I had my Skype session with Robert this morning; I got Skype to work on my iPad and redeemed my meager technology credibility. Phew! Robert answered all the questions I had come up with, his information was really helpful and he couldn’t have been nicer.
At the beginning of the piece the choir plays a lot of harmonics while singing. Robert had a clever method to practice this: play the harmonic pitches one at a time, then add the voice to each one. Once this is comfortable then they can be strung together in a series.
I wanted his advice on articulations for the sections with residual tone. He said the way to get the best residual tone was to blow “fffffffff” into the embouchure, and roll the flute out the longer you play them so you don’t get a pitch. Sometimes he has it marked as a sfz, that should be tongued to get the explosion of sound. Other residuals marked piano should just be articulated with a “hooo” sound.
In the last section of the piece we all play a lot of multiphonics. I double-checked my notated fingerings with Robert, because I couldn’t get one of them to sound correctly. it turns out that I wasn’t reading his notation (see right) correctly: the “c” means that you depress the key but leave the hole uncovered. Previously everyone in our group had thought this meant to half hole the key. It worked like a charm, and now I can play Ab and Bb at the same time!
And I took Cecilia’s advice to heart and asked him about the whistle tones.
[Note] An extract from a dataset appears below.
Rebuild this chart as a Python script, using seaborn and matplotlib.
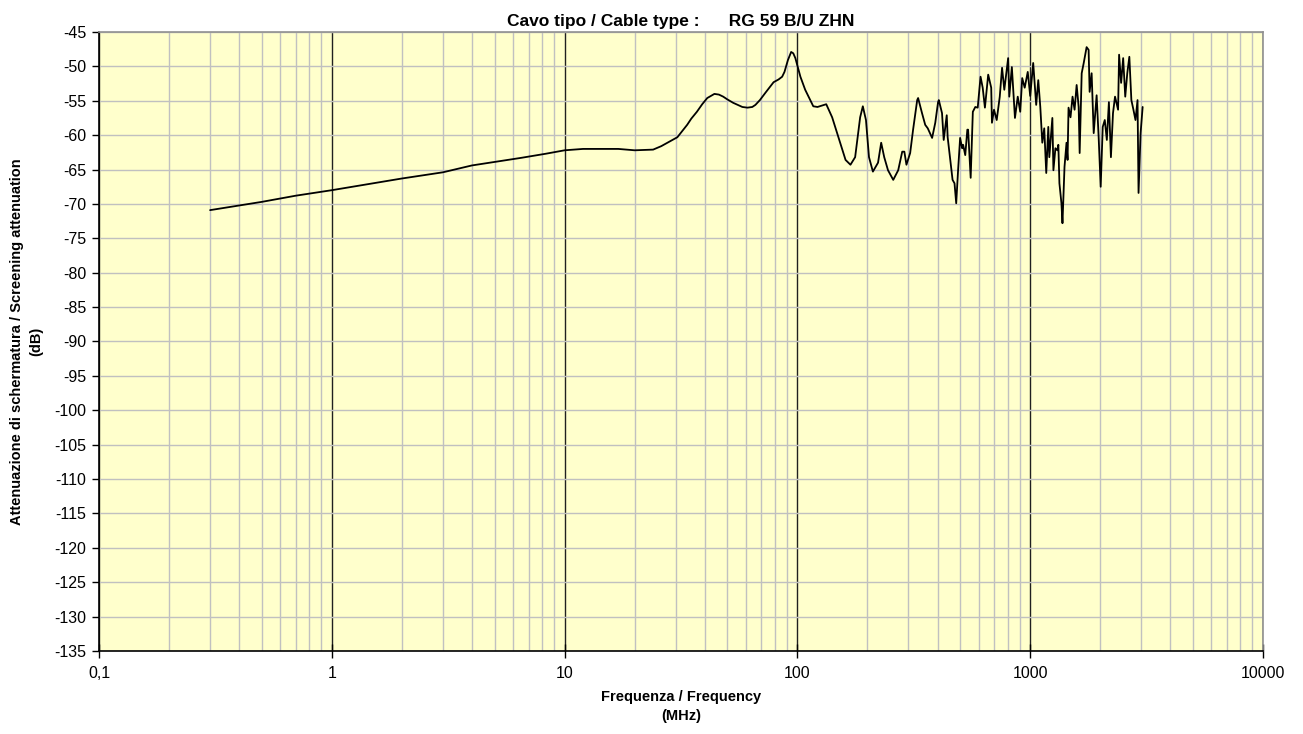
import numpy as np
import pandas as pd
import matplotlib
matplotlib.use("Agg")
import matplotlib.pyplot as plt
import seaborn as sns

# === data (frequency in MHz, attenuation in dB) ===
freq_smooth = [0.3, 0.5, 0.7, 1, 1.5, 2, 3, 4, 5, 6.5, 8.3, 10, 12, 17, 20, 24, 26, 28,
               30.5, 33.6, 35, 37, 39, 41, 44, 46, 48, 50, 53, 55.5, 58, 61, 64, 66, 69,
               73, 79, 83, 86, 88, 91, 94, 96, 98]
db_smooth = [-70.9, -69.7, -68.8, -68.0, -67.0, -66.3, -65.4, -64.4, -63.9, -63.3, -62.7,
             -62.2, -62.0, -62.0, -62.2, -62.1, -61.6, -61.0, -60.3, -58.5, -57.6, -56.6,
             -55.5, -54.6, -54.0, -54.1, -54.4, -54.8, -55.3, -55.6, -55.9, -56.0, -55.9,
             -55.6, -54.9, -53.8, -52.3, -51.9, -51.5, -50.8, -49.1, -47.9, -48.1, -48.8]

freq_mid = [103, 108, 117, 122, 133, 141, 150, 161, 169, 177, 186, 191, 197, 203, 211,
            222, 229, 236, 245, 258, 271, 282, 288, 294, 305, 314, 327, 330, 343, 354,
            363, 379, 391, 402, 405, 418, 425, 438, 442, 464, 473, 481, 490, 500, 510,
            515, 526, 537, 541, 555, 567, 581, 595, 612, 625, 639, 660, 680, 685, 699,
            718, 740, 757, 774, 804, 813, 834, 860, 884, 906, 924, 947, 976]
db_mid = [-51.5, -53.4, -55.8, -55.9, -55.5, -57.4, -60.3, -63.6, -64.3, -63.2, -57.4,
          -55.8, -57.8, -63.2, -65.3, -64.0, -61.1, -63.2, -65.1, -66.5, -65.1, -62.4,
          -62.4, -64.3, -62.6, -59.2, -54.9, -54.6, -56.8, -58.5, -59.0, -60.4, -58.2,
          -55.2, -54.9, -56.8, -60.7, -57.1, -60.3, -66.5, -67.0, -69.9, -65.1, -60.4,
          -61.9, -61.4, -62.9, -59.2, -59.2, -66.2, -56.6, -55.9, -56.0, -51.5, -53.1,
          -56.0, -51.2, -53.1, -58.2, -56.3, -57.8, -54.4, -50.2, -53.4, -48.8, -54.4,
          -50.1, -57.5, -54.4, -56.6, -51.7, -53.1, -50.8]

freq_high = [1000, 1030, 1061, 1083, 1105, 1127, 1149, 1172, 1196, 1208, 1245, 1258,
             1283, 1308, 1321, 1335, 1362, 1376, 1404, 1432, 1447, 1461, 1490, 1520,
             1551, 1583, 1615, 1631, 1664, 1698, 1747, 1782, 1800, 1836, 1874, 1929,
             1968, 2008, 2049, 2091, 2134, 2178, 2222, 2268, 2314, 2385, 2409, 2458,
             2508, 2560, 2612, 2666, 2720, 2776, 2833, 2891, 2920, 2980, 3041]
db_high = [-54.3, -49.5, -55.6, -52.0, -55.9, -61.1, -59.0, -65.5, -58.8, -63.2, -57.5,
           -65.1, -61.9, -62.2, -61.4, -67.0, -69.9, -72.8, -64.6, -61.1, -63.6, -56.0,
           -57.4, -54.4, -56.3, -52.7, -55.9, -62.6, -51.0, -49.5, -47.2, -47.6, -53.7,
           -51.0, -59.7, -54.2, -60.3, -67.5, -58.8, -57.8, -60.7, -55.2, -63.2, -56.8,
           -54.4, -56.3, -48.3, -52.4, -48.8, -54.4, -51.0, -48.6, -54.9, -56.3, -57.8,
           -54.9, -68.4, -59.7, -55.9]

x_ticks = [0.1, 1, 10, 100, 1000, 10000]
x_ticklabels = ["0,1", "1", "10", "100", "1000", "10000"]
y_ticks = list(range(-135, -44, 5))

df = pd.DataFrame({"freq": freq_smooth + freq_mid + freq_high,
                   "db": db_smooth + db_mid + db_high})

# === style ===
sns.set_style("white")
plt.rcParams["font.family"] = ["Liberation Sans", "DejaVu Sans"]
plt.rcParams["axes.unicode_minus"] = False
plt.rcParams["text.color"] = "black"
plt.rcParams["axes.labelcolor"] = "black"
plt.rcParams["xtick.color"] = "black"
plt.rcParams["ytick.color"] = "black"

fig = plt.figure(figsize=(13.03, 7.34), dpi=100)
ax = fig.add_axes([0.076, 0.1131, 0.8933, 0.8433])
ax.set_facecolor("#FFFFCC")

sns.lineplot(data=df, x="freq", y="db", sort=False, estimator=None,
             color="black", lw=1.3, ax=ax)

ax.set_xscale("log")
ax.set_xlim(0.1, 10000)
ax.set_ylim(-135, -45)

# grid: light gray minor decade lines, dark decade lines, gray horizontals
ax.xaxis.set_minor_locator(matplotlib.ticker.LogLocator(base=10, subs=np.arange(2, 10)))
ax.xaxis.set_minor_formatter(matplotlib.ticker.NullFormatter())
ax.grid(which="minor", axis="x", color="#C0C0C0", lw=1)
ax.grid(which="major", axis="x", color="#202020", lw=1)
ax.grid(which="major", axis="y", color="#C0C0C0", lw=1)
ax.set_axisbelow(True)

ax.set_xticks(x_ticks)
ax.set_xticklabels(x_ticklabels)
ax.set_yticks(y_ticks)
ax.tick_params(axis="y", which="major", direction="out", length=5, width=1,
               labelsize=11.5, pad=4, left=True)
ax.tick_params(axis="x", which="major", direction="inout", length=10, width=1,
               labelsize=11.5, pad=6, bottom=True)
ax.tick_params(axis="x", which="minor", length=0)

for side in ["left", "bottom"]:
    ax.spines[side].set_color("black")
    ax.spines[side].set_linewidth(1.2)
for side in ["top", "right"]:
    ax.spines[side].set_color("#909090")
    ax.spines[side].set_linewidth(1.2)

ax.set_title("Cavo tipo / Cable type :      RG 59 B/U ZHN",
             fontsize=12.5, fontweight="bold", pad=4)
ax.set_xlabel("Frequenza / Frequency\n(MHz)", fontsize=10.5, fontweight="bold",
              labelpad=6, linespacing=1.5)
ax.set_ylabel("Attenuazione di schermatura / Screening attenuation\n(dB)",
              fontsize=10.5, fontweight="bold", labelpad=8, linespacing=1.5)

fig.savefig("out.png", dpi=100)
He repeated that it takes daily practice to get these right, and he also confessed that he was out of shape for them! He suggested trying them using a high B-natural fingering, previously I’ve been using a low D. He said the type of air needed for them should feel warm if you blew it on the back of your hand. And he zoomed into his webcam so I could see his embouchure close up. I’ll have to give these a try, so glad I asked!